James O. Hall (1912-2007) was a respected scholar who focused his research on the Lincoln assassination and the American Civil War.
James O. Hall was born in Afton, Oklahoma. After graduating from Northeastern State College in Tahlequah, Oklahoma, he worked as a history teacher. In 1941, Hall was employed by the U.S. Labor Department. He soon joined the army in 1942 and saw duty as a military policeman in Europe during World War II. Hall moved to Virginia in the 1960s, and he worked once again in the Labor Department. After retiring from the government in 1972, Hall spent much of his time researching and writing about the Abraham Lincoln assassination.

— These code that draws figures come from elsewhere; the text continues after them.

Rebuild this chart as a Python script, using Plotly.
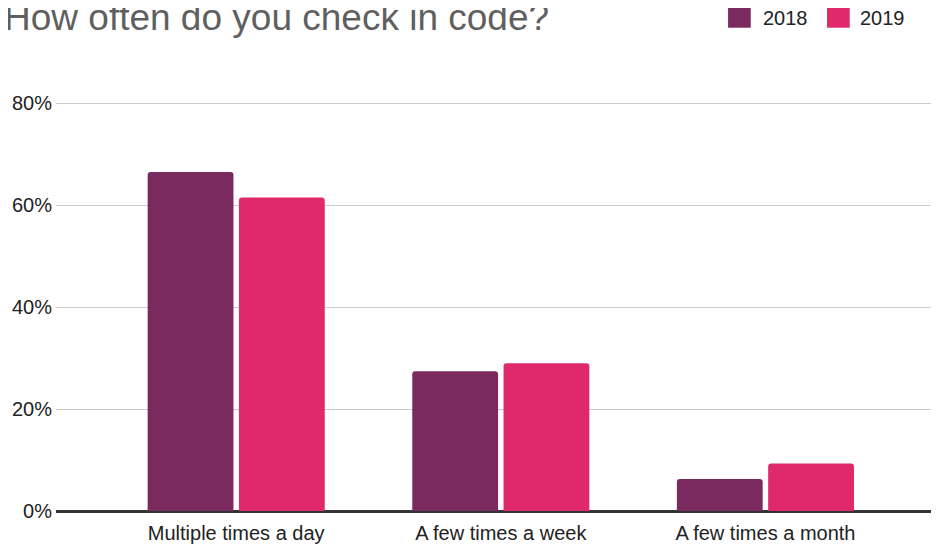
import plotly.graph_objects as go

categories = ["Multiple times a day", "A few times a week", "A few times a month"]
share_2018 = [66.5, 27.4, 6.3]
share_2019 = [61.5, 29.0, 9.3]
series_names = ["2018", "2019"]
series_colors = ["#7B2A5F", "#E0296B"]
y_ticks = [0, 20, 40, 60, 80]
y_tick_labels = ["0%", "20%", "40%", "60%", "80%"]

FONT = "Liberation Sans, Arial, Helvetica, sans-serif"

fig = go.Figure()
for name, values, color in zip(series_names, [share_2018, share_2019], series_colors):
    fig.add_trace(go.Bar(
        x=categories,
        y=values,
        name=name,
        showlegend=False,
        marker=dict(color=color, cornerradius=3, line=dict(width=0)),
    ))

# title sits partly above the top edge, so it is an annotation
fig.add_annotation(
    text="How often do you check in code?",
    font=dict(family=FONT, size=37, color="#5f5f5f"),
    xref="paper", yref="paper",
    x=-0.061, xanchor="left",
    y=1.1258, yanchor="bottom",
    showarrow=False,
)

# legend drawn by hand: big square swatches like the original
legend_boxes = [(0.7611, 0.7868), (0.8732, 0.8989)]
legend_text_x = [0.7979, 0.9085]
for (x0, x1), tx, name, color in zip(legend_boxes, legend_text_x, series_names, series_colors):
    fig.add_shape(
        type="rect", xref="paper", yref="paper",
        x0=x0, x1=x1, y0=1.1562, y1=1.2105,
        fillcolor=color, line=dict(width=0),
    )
    fig.add_annotation(
        text=name,
        font=dict(family=FONT, size=20, color="#222222"),
        xref="paper", yref="paper",
        x=tx, xanchor="left",
        y=1.1794, yanchor="middle",
        showarrow=False,
    )

fig.update_layout(
    width=939,
    height=547,
    plot_bgcolor="white",
    paper_bgcolor="white",
    font=dict(family=FONT, size=20, color="#222222"),
    showlegend=False,
    margin=dict(l=48, r=8, t=85, b=44),
    bargap=0.31,
    bargroupgap=0.06,
    xaxis=dict(
        range=[-0.681, 2.656],
        showgrid=False,
        ticks="",
        showline=False,
        automargin=False,
        ticklabelstandoff=8,
        tickfont=dict(size=20, color="#222222"),
    ),
    yaxis=dict(
        range=[0, 82],
        tickvals=y_ticks,
        ticktext=y_tick_labels,
        showgrid=True,
        gridcolor="#cccccc",
        gridwidth=1,
        zeroline=True,
        zerolinecolor="#333333",
        zerolinewidth=2.5,
        ticks="",
        automargin=False,
        ticklabelstandoff=3,
        tickfont=dict(size=20, color="#222222"),
    ),
)

fig.write_html("out.html")
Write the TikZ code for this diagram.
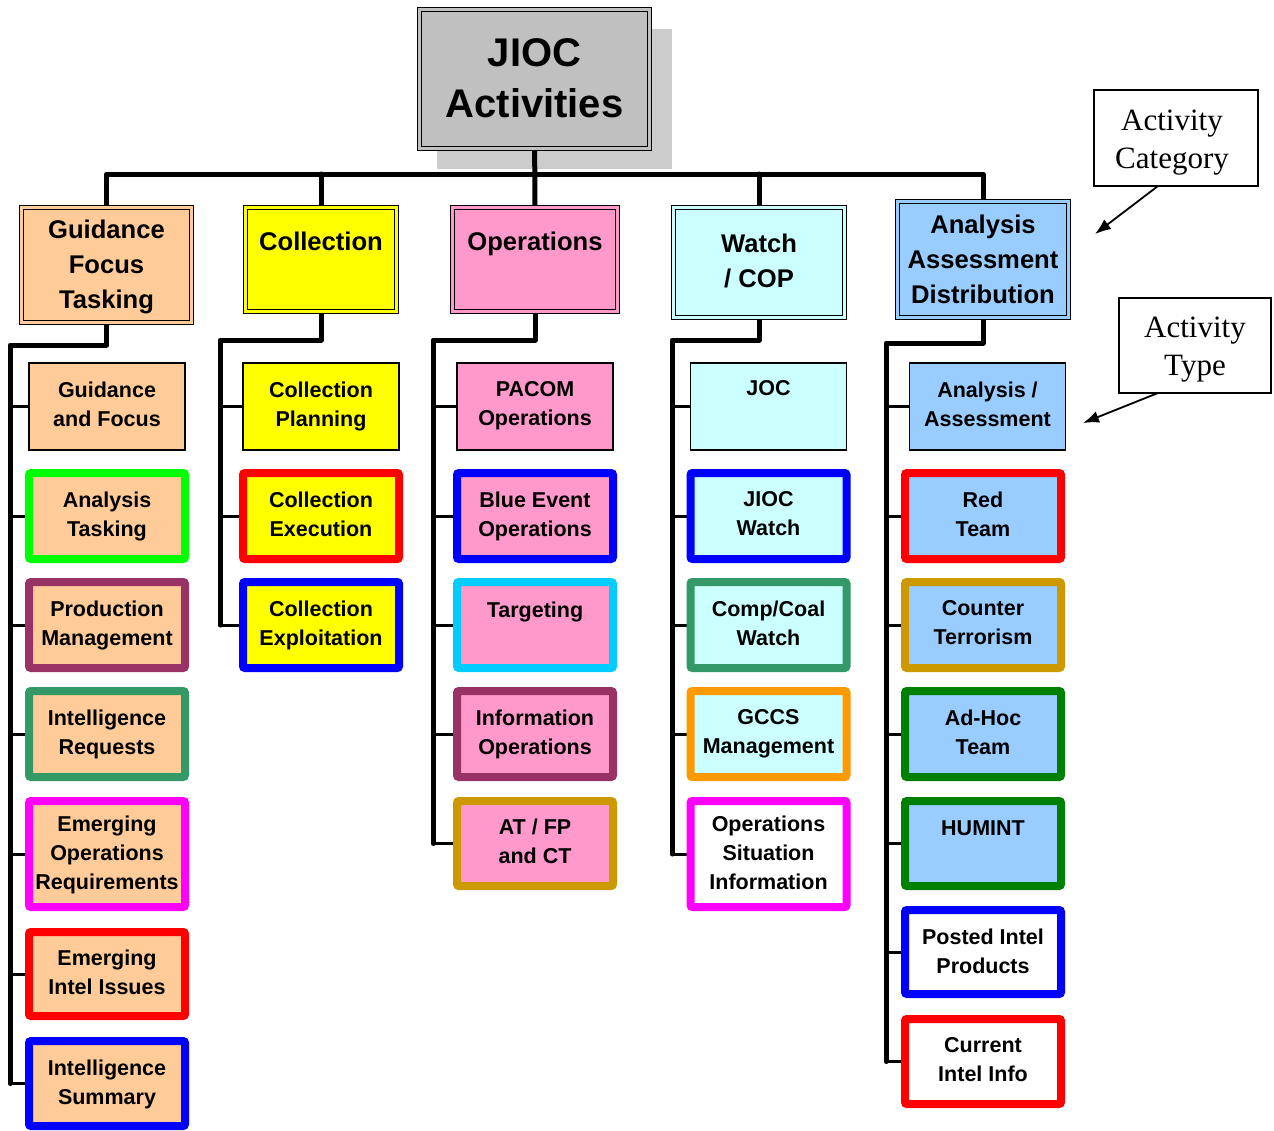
\documentclass[tikz,border=0pt]{standalone}
\usepackage{fontspec}
\setmainfont{Liberation Serif}
\setsansfont{Liberation Sans}
\usetikzlibrary{arrows.meta}
\definecolor{peach}{HTML}{FFCC99}
\definecolor{yel}{HTML}{FFFF00}
\definecolor{pinkf}{HTML}{FF99CC}
\definecolor{cyanl}{HTML}{CCFFFF}
\definecolor{bluel}{HTML}{99CCFF}
\definecolor{topgray}{HTML}{C0C0C0}
\definecolor{shadowgray}{HTML}{CCCCCC}
\definecolor{bgreen}{HTML}{00FF00}
\definecolor{bplum}{HTML}{993366}
\definecolor{bsea}{HTML}{339966}
\definecolor{bmag}{HTML}{FF00FF}
\definecolor{bred}{HTML}{FF0000}
\definecolor{bblue}{HTML}{0000FF}
\definecolor{bsky}{HTML}{00CCFF}
\definecolor{bgold}{HTML}{CC9900}
\definecolor{borange}{HTML}{FF9900}
\definecolor{bdgreen}{HTML}{008000}
\pgfdeclarelayer{bottom}
\pgfdeclarelayer{background}
\pgfsetlayers{bottom,background,main}
\tikzset{
  every node/.style={outer sep=0pt, inner sep=0pt},
  catbox/.style={draw=black, line width=1.2pt, double distance=3pt, rectangle},
  thinbox/.style={draw=black, line width=1.3pt, rectangle},
  thickbox/.style={line width=8pt, rounded corners=2pt, rectangle},
  ktxt/.style={font=\sffamily\bfseries\fontsize{21.5}{29}\selectfont, align=center, anchor=north, execute at begin node=\rule{0pt}{0.8em}},
  ctxt/.style={font=\sffamily\bfseries\fontsize{25.6}{35}\selectfont, align=center, anchor=north, execute at begin node=\rule{0pt}{0.8em}},
  ttxt/.style={font=\sffamily\bfseries\fontsize{40}{51}\selectfont, align=center, anchor=north, execute at begin node=\rule{0pt}{0.8em}},
  callout/.style={draw=black, line width=1.4pt, fill=white},
  otxt/.style={font=\rmfamily\fontsize{31}{38}\selectfont, align=center},
  bus/.style={line width=5pt, line join=round, line cap=round},
  stub/.style={line width=3pt},
  arr/.style={line width=1.8pt, -{Latex[length=16pt,width=12pt]}}
}
\newcommand\kidbox[7]{%
  \node[#5, minimum width=156, minimum height=#4, anchor=north] (#1) at (#2,#3) {};
  \node[ktxt] (#1-t) at ([yshift=-#6pt]#1.north) {#7};}
\begin{document}
\begin{tikzpicture}[x=1pt,y=-1pt]
\useasboundingbox (0,0) rectangle (1274,1130);
% top box
\begin{pgfonlayer}{bottom}
\fill[shadowgray] (437,29) rectangle (672,169);
\end{pgfonlayer}
\node[catbox, fill=topgray, double=topgray, minimum width=229.6, minimum height=138.6] (top) at (534.5,79) {};
\node[ttxt] (top-t) at ([yshift=-28.5pt]top.north) {JIOC\\Activities};
% categories
\node[catbox, fill=peach, double=peach, minimum width=169.6, minimum height=114.6] (cG) at (106.5,265) {};
\node[ctxt] (cG-t) at ([yshift=-12pt]cG.north) {Guidance\\Focus\\Tasking};
\node[catbox, fill=yel, double=yel, minimum width=150.6, minimum height=103.6] (cC) at (321,259.5) {};
\node[ctxt] (cC-t) at ([yshift=-22pt]cC.north) {Collection};
\node[catbox, fill=pinkf, double=pinkf, minimum width=164.6, minimum height=103.6] (cO) at (535,259.5) {};
\node[ctxt] (cO-t) at ([yshift=-22pt]cO.north) {Operations};
\node[catbox, fill=cyanl, double=cyanl, minimum width=170.6, minimum height=109.6] (cW) at (759,262.5) {};
\node[ctxt] (cW-t) at ([yshift=-26pt]cW.north) {Watch\\/ COP};
\node[catbox, fill=bluel, double=bluel, minimum width=170.6, minimum height=115.6] (cA) at (983,259.5) {};
\node[ctxt] (cA-t) at ([yshift=-13pt]cA.north) {Analysis\\Assessment\\Distribution};
% column 1
\kidbox{g1}{107}{363}{87}{thinbox, fill=peach}{18.5}{Guidance\\and Focus}
\kidbox{g2}{107}{473}{86}{thickbox, draw=bgreen, fill=peach}{18.5}{Analysis\\Tasking}
\kidbox{g3}{107}{582}{86}{thickbox, draw=bplum, fill=peach}{18.5}{Production\\Management}
\kidbox{g4}{107}{691}{86}{thickbox, draw=bsea, fill=peach}{18.5}{Intelligence\\Requests}
\kidbox{g5}{107}{801}{106}{thickbox, draw=bmag, fill=peach}{14.5}{Emerging\\Operations\\Requirements}
\kidbox{g6}{107}{932}{84}{thickbox, draw=bred, fill=peach}{17.5}{Emerging\\Intel Issues}
\kidbox{g7}{107}{1041}{85}{thickbox, draw=bblue, fill=peach}{18.5}{Intelligence\\Summary}
% column 2
\kidbox{c1}{321}{363}{87}{thinbox, fill=yel}{18.5}{Collection\\Planning}
\kidbox{c2}{321}{473}{86}{thickbox, draw=bred, fill=yel}{18.5}{Collection\\Execution}
\kidbox{c3}{321}{582}{86}{thickbox, draw=bblue, fill=yel}{18.5}{Collection\\Exploitation}
% column 3
\kidbox{o1}{535}{363}{87}{thinbox, fill=pinkf}{18.5}{PACOM\\Operations}
\kidbox{o2}{535}{473}{86}{thickbox, draw=bblue, fill=pinkf}{18.5}{Blue Event\\Operations}
\kidbox{o3}{535}{582}{86}{thickbox, draw=bsky, fill=pinkf}{18.5}{Targeting}
\kidbox{o4}{535}{691}{86}{thickbox, draw=bplum, fill=pinkf}{18.5}{Information\\Operations}
\kidbox{o5}{535}{801}{85}{thickbox, draw=bgold, fill=pinkf}{17.5}{AT / FP\\and CT}
% column 4
\kidbox{w1}{768.5}{363}{87}{thinbox, fill=cyanl}{15.5}{JOC}
\kidbox{w2}{768.5}{473}{86}{thickbox, draw=bblue, fill=cyanl}{18.5}{JIOC\\Watch}
\kidbox{w3}{768.5}{582}{86}{thickbox, draw=bsea, fill=cyanl}{18.5}{Comp/Coal\\Watch}
\kidbox{w4}{768.5}{691}{86}{thickbox, draw=borange, fill=cyanl}{18.5}{GCCS\\Management}
\kidbox{w5}{768.5}{801}{106}{thickbox, draw=bmag, fill=white}{14.5}{Operations\\Situation\\Information}
% column 5
\kidbox{a1}{987.5}{363}{87}{thinbox, fill=bluel}{18.5}{Analysis /\\Assessment}
\kidbox{a2}{983}{473}{86}{thickbox, draw=bred, fill=bluel}{18.5}{Red\\Team}
\kidbox{a3}{983}{582}{86}{thickbox, draw=bgold, fill=bluel}{18.5}{Counter\\Terrorism}
\kidbox{a4}{983}{691}{86}{thickbox, draw=bdgreen, fill=bluel}{18.5}{Ad-Hoc\\Team}
\kidbox{a5}{983}{801}{85}{thickbox, draw=bdgreen, fill=bluel}{17.5}{HUMINT}
\kidbox{a6}{983}{910}{84}{thickbox, draw=bblue, fill=white}{18.5}{Posted Intel\\Products}
\kidbox{a7}{983}{1019}{85}{thickbox, draw=bred, fill=white}{18.5}{Current\\Intel Info}
% callouts
\node[callout, minimum width=164, minimum height=96] (k1) at (1176,138) {};
\node[otxt] (k1-t) at (1172,143) {Activity\\Category};
\node[callout, minimum width=152, minimum height=95] (k2) at (1195,345.5) {};
\node[otxt] (k2-t) at (1195,350) {Activity\\Type};
\coordinate (k1tip) at (1095,234);
\coordinate (k2tip) at (1083,423);
\draw[arr] ([xshift=-18pt]k1.south) -- (k1tip);
\draw[arr] ([xshift=-37pt]k2.south) -- (k2tip);
% connectors
\coordinate (hub) at (535,174);
\coordinate (gbus) at (10,345);
\coordinate (cbus) at (220,340);
\coordinate (obus) at (433,340);
\coordinate (wbus) at (672,340);
\coordinate (abus) at (886,343);
\begin{pgfonlayer}{background}
\draw[bus] (cG.center) -- (cG.center |- hub) -- (cA.center |- hub) -- (cA.center);
\draw[bus] (cC.center) -- (cC.center |- hub);
\draw[bus] (cW.center) -- (cW.center |- hub);
\draw[bus] (top.center) -- (cO.center);
\draw[bus] (cG.center) -- (cG.center |- gbus) -- (gbus) -- (gbus |- g7.west);
\draw[bus] (cC.center) -- (cC.center |- cbus) -- (cbus) -- (cbus |- c3.west);
\draw[bus] (cO.center) -- (cO.center |- obus) -- (obus) -- (obus |- o5.west);
\draw[bus] (cW.center) -- (cW.center |- wbus) -- (wbus) -- (wbus |- w5.west);
\draw[bus] (cA.center) -- (cA.center |- abus) -- (abus) -- (abus |- a7.west);
\foreach \n in {g1,g2,g3,g4,g5,g6,g7} \draw[stub] (gbus |- \n.west) -- (\n.center);
\foreach \n in {c1,c2,c3} \draw[stub] (cbus |- \n.west) -- (\n.center);
\foreach \n in {o1,o2,o3,o4,o5} \draw[stub] (obus |- \n.west) -- (\n.center);
\foreach \n in {w1,w2,w3,w4,w5} \draw[stub] (wbus |- \n.west) -- (\n.center);
\foreach \n in {a1,a2,a3,a4,a5,a6,a7} \draw[stub] (abus |- \n.west) -- (\n.center);
\end{pgfonlayer}
\end{tikzpicture}
\end{document}
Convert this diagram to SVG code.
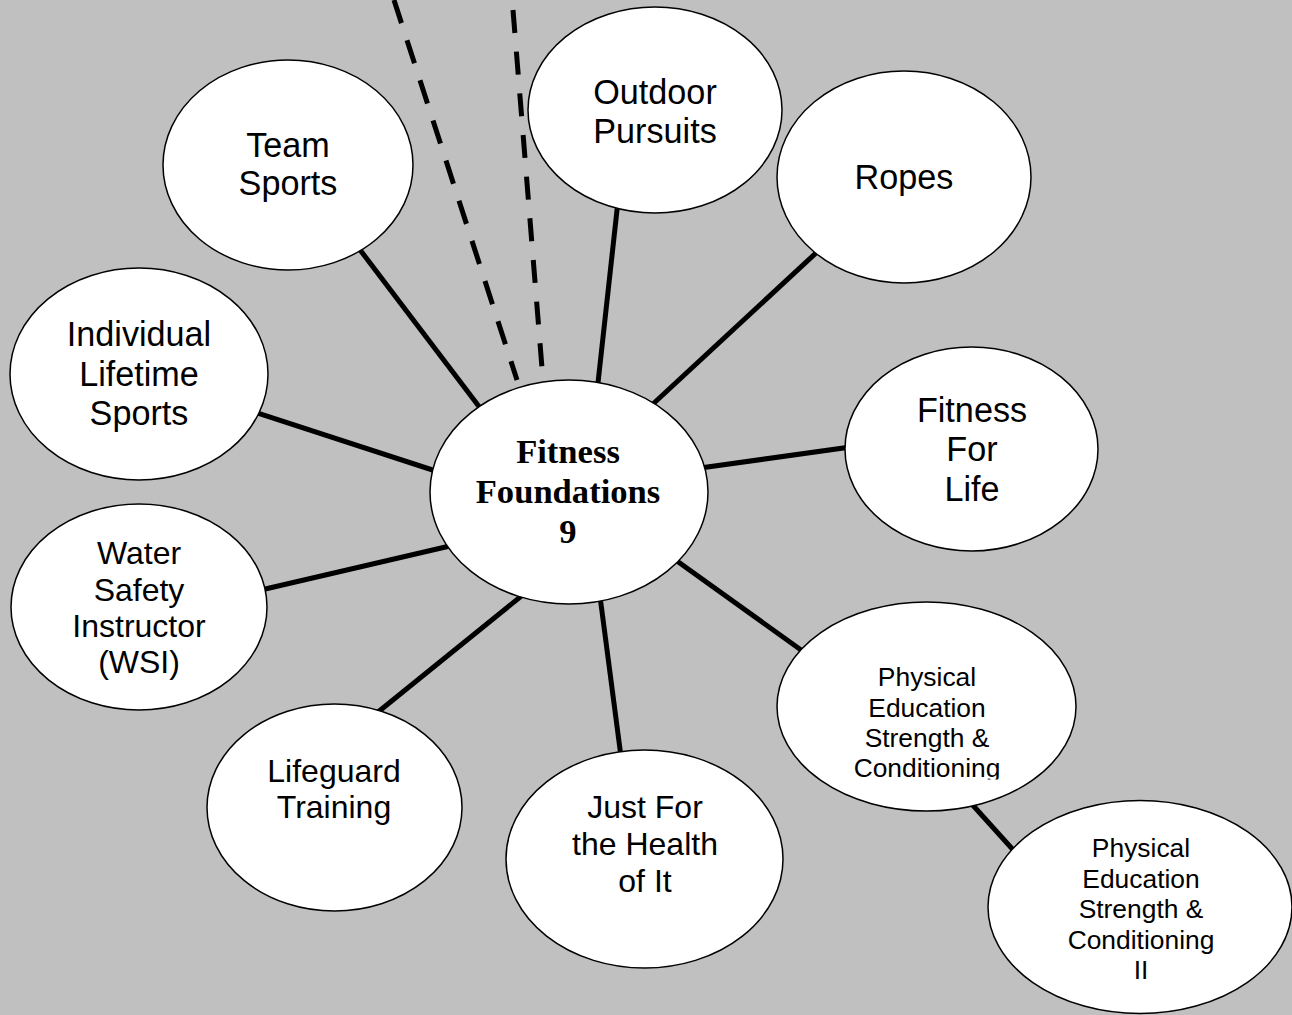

For three decades, Hall instructed interpreters at the Surratt House Museum in Clinton, Maryland. Moreover, he assisted Surratt House in its scholarly efforts. In 1988, Hall, William A. Tidwell, and David Winfred Gaddy co-authored the book entitled, "Come Retribution: The Confederate Secret Service and the Assassination of Lincoln." That book won the National Intelligence Study Center's award the year it was published. In his honor, the Surratt House Museum named its research center the James O. Hall Research Center.
Hall's wife Lois Arric Hall died in 1995. The couple had no children. James O. Hall died on February 26, 2007 at the age of 94.